◆ **Job**:
Reproduce the material below line by line, beginning with its first line and ending with the line that contains "linewidth=2.8, ax=ax, sort=False)"; leave out pictures.

◆ **Charts and diagrams as code**:
========================

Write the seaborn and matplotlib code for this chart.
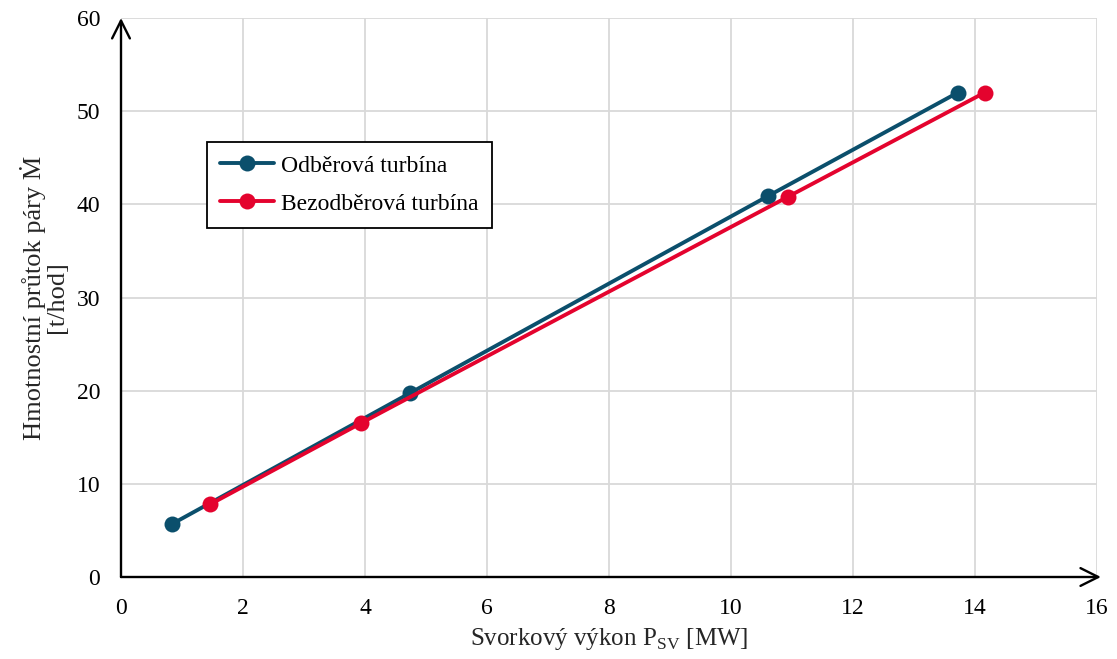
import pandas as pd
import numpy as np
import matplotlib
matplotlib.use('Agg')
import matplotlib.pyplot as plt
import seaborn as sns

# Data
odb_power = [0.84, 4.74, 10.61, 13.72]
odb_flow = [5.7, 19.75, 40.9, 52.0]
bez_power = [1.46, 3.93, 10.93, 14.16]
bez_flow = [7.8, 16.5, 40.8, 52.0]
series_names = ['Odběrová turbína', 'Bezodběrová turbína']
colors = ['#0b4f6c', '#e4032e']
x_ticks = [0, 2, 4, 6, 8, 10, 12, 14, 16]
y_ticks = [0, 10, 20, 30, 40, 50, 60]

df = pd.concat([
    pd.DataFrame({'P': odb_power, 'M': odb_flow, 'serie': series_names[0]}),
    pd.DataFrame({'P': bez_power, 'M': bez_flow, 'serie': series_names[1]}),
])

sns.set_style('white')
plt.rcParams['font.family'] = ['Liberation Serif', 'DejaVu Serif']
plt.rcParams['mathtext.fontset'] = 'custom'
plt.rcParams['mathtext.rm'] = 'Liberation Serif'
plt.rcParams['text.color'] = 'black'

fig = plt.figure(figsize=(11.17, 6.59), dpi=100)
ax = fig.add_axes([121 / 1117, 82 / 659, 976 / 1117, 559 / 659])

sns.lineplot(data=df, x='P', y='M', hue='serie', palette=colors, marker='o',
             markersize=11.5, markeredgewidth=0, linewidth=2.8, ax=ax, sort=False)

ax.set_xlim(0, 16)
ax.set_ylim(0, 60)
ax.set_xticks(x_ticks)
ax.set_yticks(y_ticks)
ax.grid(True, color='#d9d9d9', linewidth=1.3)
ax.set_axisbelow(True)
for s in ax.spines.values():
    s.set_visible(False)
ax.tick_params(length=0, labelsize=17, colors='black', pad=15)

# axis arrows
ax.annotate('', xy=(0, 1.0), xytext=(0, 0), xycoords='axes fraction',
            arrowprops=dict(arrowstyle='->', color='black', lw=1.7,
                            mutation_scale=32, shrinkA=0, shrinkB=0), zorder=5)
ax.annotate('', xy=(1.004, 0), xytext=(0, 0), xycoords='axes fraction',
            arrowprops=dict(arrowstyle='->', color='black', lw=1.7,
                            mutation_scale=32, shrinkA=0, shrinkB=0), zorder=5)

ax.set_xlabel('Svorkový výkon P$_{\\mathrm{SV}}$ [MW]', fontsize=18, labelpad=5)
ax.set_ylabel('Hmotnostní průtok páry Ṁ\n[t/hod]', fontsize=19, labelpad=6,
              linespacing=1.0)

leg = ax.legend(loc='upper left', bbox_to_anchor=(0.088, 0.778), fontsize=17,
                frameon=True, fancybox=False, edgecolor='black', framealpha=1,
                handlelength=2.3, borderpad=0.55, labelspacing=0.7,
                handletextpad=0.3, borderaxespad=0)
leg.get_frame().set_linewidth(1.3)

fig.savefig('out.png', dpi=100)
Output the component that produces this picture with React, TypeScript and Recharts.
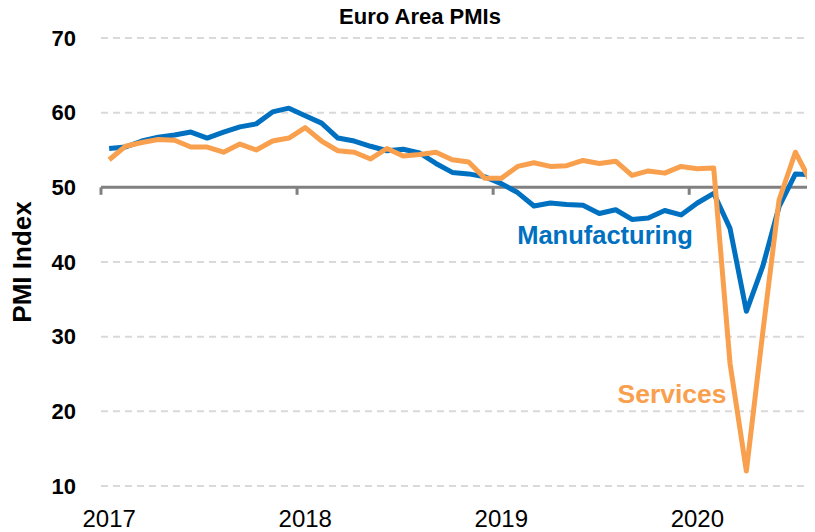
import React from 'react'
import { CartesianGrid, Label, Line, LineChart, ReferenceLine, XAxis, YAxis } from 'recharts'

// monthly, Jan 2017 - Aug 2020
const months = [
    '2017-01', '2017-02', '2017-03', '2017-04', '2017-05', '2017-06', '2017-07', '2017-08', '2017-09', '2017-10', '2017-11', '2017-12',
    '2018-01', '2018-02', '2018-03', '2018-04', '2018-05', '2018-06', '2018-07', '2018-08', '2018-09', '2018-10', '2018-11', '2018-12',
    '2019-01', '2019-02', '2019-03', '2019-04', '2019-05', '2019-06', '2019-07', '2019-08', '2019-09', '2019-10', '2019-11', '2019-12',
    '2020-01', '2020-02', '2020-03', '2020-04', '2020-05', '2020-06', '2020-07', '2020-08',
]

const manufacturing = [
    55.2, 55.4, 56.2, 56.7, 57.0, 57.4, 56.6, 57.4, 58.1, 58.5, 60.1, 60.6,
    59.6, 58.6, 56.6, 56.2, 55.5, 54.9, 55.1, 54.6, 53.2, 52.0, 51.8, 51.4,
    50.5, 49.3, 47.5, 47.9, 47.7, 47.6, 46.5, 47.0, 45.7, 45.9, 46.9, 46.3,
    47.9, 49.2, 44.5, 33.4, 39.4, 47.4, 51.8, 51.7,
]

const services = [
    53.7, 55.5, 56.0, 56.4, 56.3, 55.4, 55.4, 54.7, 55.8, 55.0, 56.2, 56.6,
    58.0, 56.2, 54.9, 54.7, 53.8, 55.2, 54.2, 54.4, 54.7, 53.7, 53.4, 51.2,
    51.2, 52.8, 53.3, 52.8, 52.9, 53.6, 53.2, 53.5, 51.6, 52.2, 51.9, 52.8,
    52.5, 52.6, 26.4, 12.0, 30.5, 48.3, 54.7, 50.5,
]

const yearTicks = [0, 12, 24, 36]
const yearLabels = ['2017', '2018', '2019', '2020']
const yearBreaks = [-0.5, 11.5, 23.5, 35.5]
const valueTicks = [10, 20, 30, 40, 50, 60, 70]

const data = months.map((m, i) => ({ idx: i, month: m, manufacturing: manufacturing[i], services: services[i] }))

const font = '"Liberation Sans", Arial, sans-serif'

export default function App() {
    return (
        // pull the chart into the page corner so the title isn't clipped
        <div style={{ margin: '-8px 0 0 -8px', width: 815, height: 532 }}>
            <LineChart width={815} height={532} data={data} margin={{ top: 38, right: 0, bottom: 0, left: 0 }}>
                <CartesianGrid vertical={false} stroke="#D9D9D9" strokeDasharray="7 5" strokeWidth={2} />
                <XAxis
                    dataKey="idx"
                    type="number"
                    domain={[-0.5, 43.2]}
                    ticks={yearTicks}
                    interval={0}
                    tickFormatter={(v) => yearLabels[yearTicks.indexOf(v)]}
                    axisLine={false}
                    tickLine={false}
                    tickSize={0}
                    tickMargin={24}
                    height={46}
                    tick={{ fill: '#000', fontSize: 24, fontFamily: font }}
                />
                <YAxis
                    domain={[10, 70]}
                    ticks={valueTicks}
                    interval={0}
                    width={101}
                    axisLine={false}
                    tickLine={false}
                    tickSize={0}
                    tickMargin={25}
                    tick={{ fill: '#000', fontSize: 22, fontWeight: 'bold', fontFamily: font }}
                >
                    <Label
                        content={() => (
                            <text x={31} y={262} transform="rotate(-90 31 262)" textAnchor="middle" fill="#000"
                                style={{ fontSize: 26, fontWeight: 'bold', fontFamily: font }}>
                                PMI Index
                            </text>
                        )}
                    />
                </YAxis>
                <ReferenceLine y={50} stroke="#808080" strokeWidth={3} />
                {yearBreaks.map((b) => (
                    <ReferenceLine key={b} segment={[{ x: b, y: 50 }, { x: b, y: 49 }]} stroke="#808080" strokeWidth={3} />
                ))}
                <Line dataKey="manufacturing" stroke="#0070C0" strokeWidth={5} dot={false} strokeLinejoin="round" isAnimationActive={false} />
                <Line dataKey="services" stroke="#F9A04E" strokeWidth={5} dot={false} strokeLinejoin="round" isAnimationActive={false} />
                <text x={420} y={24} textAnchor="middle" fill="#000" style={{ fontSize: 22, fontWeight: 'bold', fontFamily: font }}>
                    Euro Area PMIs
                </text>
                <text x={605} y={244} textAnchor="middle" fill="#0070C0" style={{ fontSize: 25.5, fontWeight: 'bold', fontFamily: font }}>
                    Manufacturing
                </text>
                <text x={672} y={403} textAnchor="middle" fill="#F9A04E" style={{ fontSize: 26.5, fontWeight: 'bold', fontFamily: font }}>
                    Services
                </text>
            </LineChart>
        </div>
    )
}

========================

◆ **Finished task**:
Write the seaborn and matplotlib code for this chart.
import pandas as pd
import numpy as np
import matplotlib
matplotlib.use('Agg')
import matplotlib.pyplot as plt
import seaborn as sns

# Data
odb_power = [0.84, 4.74, 10.61, 13.72]
odb_flow = [5.7, 19.75, 40.9, 52.0]
bez_power = [1.46, 3.93, 10.93, 14.16]
bez_flow = [7.8, 16.5, 40.8, 52.0]
series_names = ['Odběrová turbína', 'Bezodběrová turbína']
colors = ['#0b4f6c', '#e4032e']
x_ticks = [0, 2, 4, 6, 8, 10, 12, 14, 16]
y_ticks = [0, 10, 20, 30, 40, 50, 60]

df = pd.concat([
    pd.DataFrame({'P': odb_power, 'M': odb_flow, 'serie': series_names[0]}),
    pd.DataFrame({'P': bez_power, 'M': bez_flow, 'serie': series_names[1]}),
])

sns.set_style('white')
plt.rcParams['font.family'] = ['Liberation Serif', 'DejaVu Serif']
plt.rcParams['mathtext.fontset'] = 'custom'
plt.rcParams['mathtext.rm'] = 'Liberation Serif'
plt.rcParams['text.color'] = 'black'

fig = plt.figure(figsize=(11.17, 6.59), dpi=100)
ax = fig.add_axes([121 / 1117, 82 / 659, 976 / 1117, 559 / 659])

sns.lineplot(data=df, x='P', y='M', hue='serie', palette=colors, marker='o',
             markersize=11.5, markeredgewidth=0, linewidth=2.8, ax=ax, sort=False)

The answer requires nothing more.